知ることの大切さ
ミンガラーバー。ミャンマー事務所の中原です。
先日、久々にヤダナミズリ孤児院を訪問してドーワナティリ尼僧校長にお会いしました。
*同孤児院は2007年に設立、少数民族地域(カチン州、シャン州等)の武力衝突で両親を失った子を保護しています。また捨て子を預かるケースもあります。
同校長から今年に入り、シャン、ラカインそしてカチン州から新たに約30人もの孤児を受入れ面倒を見ているとの話しを伺いました。
シャンティが女子寮建設を支援させていただいた2014年時点から子どもたちの数は増え続け、現在その数は300人にもなっています。この子どもたち全員をドーワナティリ尼僧校長は母親としての役割も担いながら深い愛情を持って面倒を見てきています。その姿に改めて先生の凄さを感じました。
来年度も新たな子どもを受入れる計画になっている、主にシャンまたはラカイン州からとお聞きしました。少数民族地域ではまだ紛争が続いているところが存在しているため、心が痛みます。
そして更に、現在、新たに取り組んでいる活動のお話しもお聞きしました。
ピーの町中にいるストリートチルドレン、また昼間仕事をしている子どもたちのために夕方以降、勉強を教えているとのことです。もちろん、校長先生が直接に教えられているわけではなく、同孤児院の先生や若いボランティアの方に手伝ってもらっての活動だそうです。子どもたちは最初、自分たちは物乞いで周りからも差別されている、だからそんな場所に行くのは恥ずかしいと拒んでいたそうです。ですが、何度も話して聞かせ、勉強しに来るようになったとのことでした。
校長先生の嬉しそうな顔がとても印象的でした。
現場で活動していても、知らないこと、耳に入ってこないことがあります。
常にアンテナを張っていなければと思っていながらも、反省があります。
話しが少し逸れてしまいますが、昨年、ミャンマー事務所スタッフがタイとミャンマー国境メーソットを訪問した時のことです。
当会のミャンマー(ビルマ)難民事業事務所に調整をもらい、移民小学校やメラ難民キャンプの状況を知る機会を得ました。移民労働者として過酷な暮らしを強いられている人たち、その子どもたち、30年以上にも渡り難民生活を続けている人たち、その子どもたち。祖国ミャンマーを離れて今、そうした状況で生きている同国の人たちの存在をスタッフたちの多くは知りませんでした。シャンティで働き始め、タイ国境での活動は聞いてきている彼らでしたが深くは理解出来ていなかったと思います。

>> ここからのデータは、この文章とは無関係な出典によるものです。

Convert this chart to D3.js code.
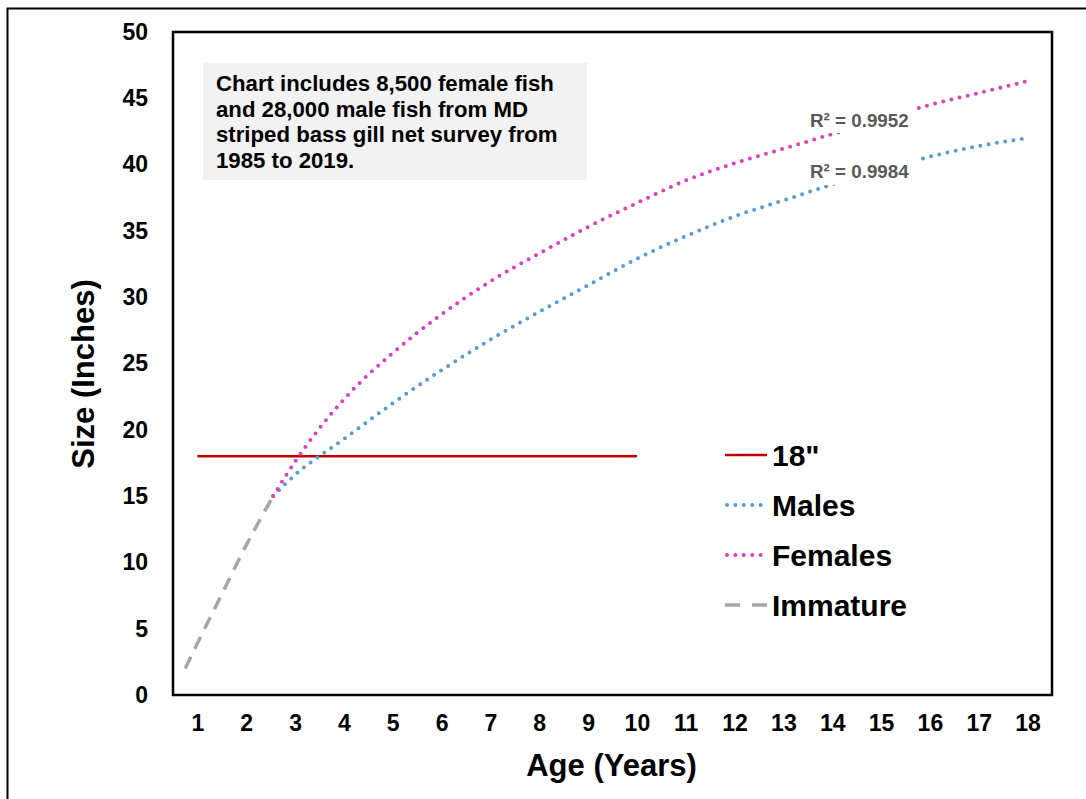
<!DOCTYPE html>
<html>
<head>
<meta charset="utf-8">
<script src="https://cdn.jsdelivr.net/npm/d3@7.9.0/dist/d3.min.js"></script>
<style>
  body { margin: 0; background: #fff; }
  svg { display: block; font-family: Arial, "Liberation Sans", sans-serif; }
</style>
</head>
<body>
<div id="chart"></div>
<script>
// ages on the x axis
const xTicks = d3.range(1, 19);
const yTicks = d3.range(0, 51, 5);

// fitted growth curves (inches)
const curveAges = [2.55, 3, 4, 5, 6, 7, 8, 9, 10, 11, 12, 13, 14, 15, 16, 17, 18];
const femaleSize = [15.0, 17.6, 22.3, 25.8, 28.7, 31.2, 33.3, 35.3, 37.1, 38.8, 40.1, 41.2, 42.3, 43.4, 44.5, 45.4, 46.3];
const maleSize = [15.0, 16.6, 19.3, 22.0, 24.5, 26.8, 28.9, 30.9, 32.9, 34.6, 36.1, 37.3, 38.5, 39.6, 40.6, 41.4, 42.0];

const immatureAges = [0.75, 1, 1.5, 2, 2.55];
const immatureSize = [2.0, 3.9, 7.6, 11.3, 15.0];

const limitAges = [1, 10];
const limitSize = [18, 18];

const rSquared = ['R² = 0.9952', 'R² = 0.9984'];
const legendLabels = ['18"', 'Males', 'Females', 'Immature'];
const note = [
  'Chart includes 8,500 female fish',
  'and 28,000 male fish from MD',
  'striped bass gill net survey from',
  '1985 to 2019.',
];

const width = 1086;
const height = 799;
const area = { left: 173, right: 1052, top: 32, bottom: 695 };

const colors = { limit: '#c00000', male: '#5b9bd5', female: '#dd3fbf', immature: '#a6a6a6' };

const svg = d3.select('#chart')
  .append('svg')
  .attr('width', width)
  .attr('height', height);

// outer frame (only top/left edges visible in the source)
svg.append('rect')
  .attr('x', 7.5).attr('y', 8.5)
  .attr('width', 1200).attr('height', 1000)
  .attr('fill', 'none').attr('stroke', '#000').attr('stroke-width', 2);

const x = d3.scaleLinear().domain([0.5, 18.5]).range([area.left, area.right]);
const y = d3.scaleLinear().domain([0, 50]).range([area.bottom, area.top]);

// y axis labels
const yAxis = svg.append('g')
  .attr('transform', `translate(${area.left - 25}, 0)`)
  .call(d3.axisLeft(y).tickValues(yTicks).tickSize(0).tickPadding(0));
yAxis.select('.domain').remove();
yAxis.selectAll('text')
  .attr('font-size', 23).attr('font-weight', 'bold')
  .attr('font-family', 'Arial, "Liberation Sans", sans-serif')
  .attr('fill', '#000');

// x axis labels
const xAxis = svg.append('g')
  .attr('transform', `translate(0, ${area.bottom + 20})`)
  .call(d3.axisBottom(x).tickValues(xTicks).tickSize(0).tickPadding(0).tickFormat(d3.format('d')));
xAxis.select('.domain').remove();
xAxis.selectAll('text')
  .attr('font-size', 23).attr('font-weight', 'bold')
  .attr('font-family', 'Arial, "Liberation Sans", sans-serif')
  .attr('fill', '#000');

// axis titles
svg.append('text')
  .attr('x', (area.left + area.right) / 2 - 1)
  .attr('y', 776)
  .attr('text-anchor', 'middle')
  .attr('font-size', 31).attr('font-weight', 'bold')
  .text('Age (Years)');

svg.append('text')
  .attr('transform', `translate(94, ${374}) rotate(-90)`)
  .attr('text-anchor', 'middle')
  .attr('font-size', 31).attr('font-weight', 'bold')
  .text('Size (Inches)');

// note box
const noteG = svg.append('g');
noteG.append('rect')
  .attr('x', 203).attr('y', 63)
  .attr('width', 384).attr('height', 117)
  .attr('fill', '#f2f2f2');
noteG.selectAll('text')
  .data(note)
  .join('text')
  .attr('x', 216)
  .attr('y', (d, i) => 91 + i * 25.5)
  .attr('font-size', 22.2).attr('font-weight', 'bold')
  .text((d) => d);

const line = d3.line()
  .x((d) => x(d[0]))
  .y((d) => y(d[1]))
  .curve(d3.curveMonotoneX);

// 18" limit
svg.append('path')
  .attr('d', line(d3.zip(limitAges, limitSize)))
  .attr('fill', 'none').attr('stroke', colors.limit).attr('stroke-width', 2.5);

// immature
svg.append('path')
  .attr('d', line(d3.zip(immatureAges, immatureSize)))
  .attr('fill', 'none').attr('stroke', colors.immature)
  .attr('stroke-width', 3.5).attr('stroke-dasharray', '13 9');

// males / females dotted curves
const dotted = (sel, color) => sel
  .attr('fill', 'none').attr('stroke', color)
  .attr('stroke-width', 4).attr('stroke-linecap', 'round')
  .attr('stroke-dasharray', '0 8.4');

svg.append('path')
  .attr('d', line(d3.zip(curveAges, maleSize)))
  .call(dotted, colors.male);

svg.append('path')
  .attr('d', line(d3.zip(curveAges, femaleSize)))
  .call(dotted, colors.female);

// R² labels with white backing
const rBoxes = [
  { y0: 100, y1: 133, base: 127 },
  { y0: 150, y1: 185, base: 178 },
];
rBoxes.forEach((b, i) => {
  svg.append('rect')
    .attr('x', 805).attr('y', b.y0)
    .attr('width', 112).attr('height', b.y1 - b.y0)
    .attr('fill', '#fff');
  svg.append('text')
    .attr('x', 810).attr('y', b.base)
    .attr('font-size', 18.8).attr('font-weight', 'bold')
    .attr('fill', '#595959')
    .text(rSquared[i]);
});

// plot frame
svg.append('rect')
  .attr('x', area.left).attr('y', area.top)
  .attr('width', area.right - area.left).attr('height', area.bottom - area.top)
  .attr('fill', 'none').attr('stroke', '#000').attr('stroke-width', 2.5);

// legend
const legendStyles = [
  { color: colors.limit, width: 2.5, dash: null, cap: 'butt' },
  { color: colors.male, width: 4, dash: '0 8.4', cap: 'round' },
  { color: colors.female, width: 4, dash: '0 8.4', cap: 'round' },
  { color: colors.immature, width: 3.5, dash: '15 12', cap: 'butt' },
];
const legend = svg.append('g');
legendLabels.forEach((label, i) => {
  const cy = 455 + i * 50;
  const st = legendStyles[i];
  legend.append('line')
    .attr('x1', st.cap === 'round' ? 727 : 725).attr('x2', 767)
    .attr('y1', cy).attr('y2', cy)
    .attr('stroke', st.color).attr('stroke-width', st.width)
    .attr('stroke-linecap', st.cap)
    .attr('stroke-dasharray', st.dash);
  legend.append('text')
    .attr('x', 772).attr('y', cy + 11)
    .attr('font-size', 30).attr('font-weight', 'bold')
    .text(label);
});
</script>
</body>
</html>
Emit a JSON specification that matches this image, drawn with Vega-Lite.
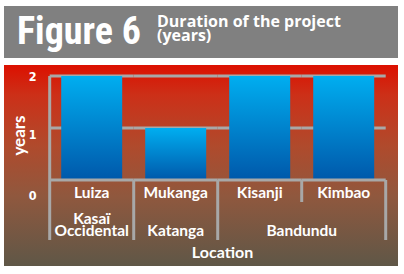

「どうしてミャンマーの子どもたちがこんな目に合わなければならないのか。悔しい。」とあるスタッフが私の隣で小声で言いました。「その気持ちをお互いにしっかりと覚えておかないとね。」今もその時の話しを彼とする時があります。
他のスタッフたちも自国のことでありながら今まで知らなかった移民、難民問題を自分たちのこととして考える大事な機会となりました。
校長先生にお会いして、ふと感じさせられた一時でした。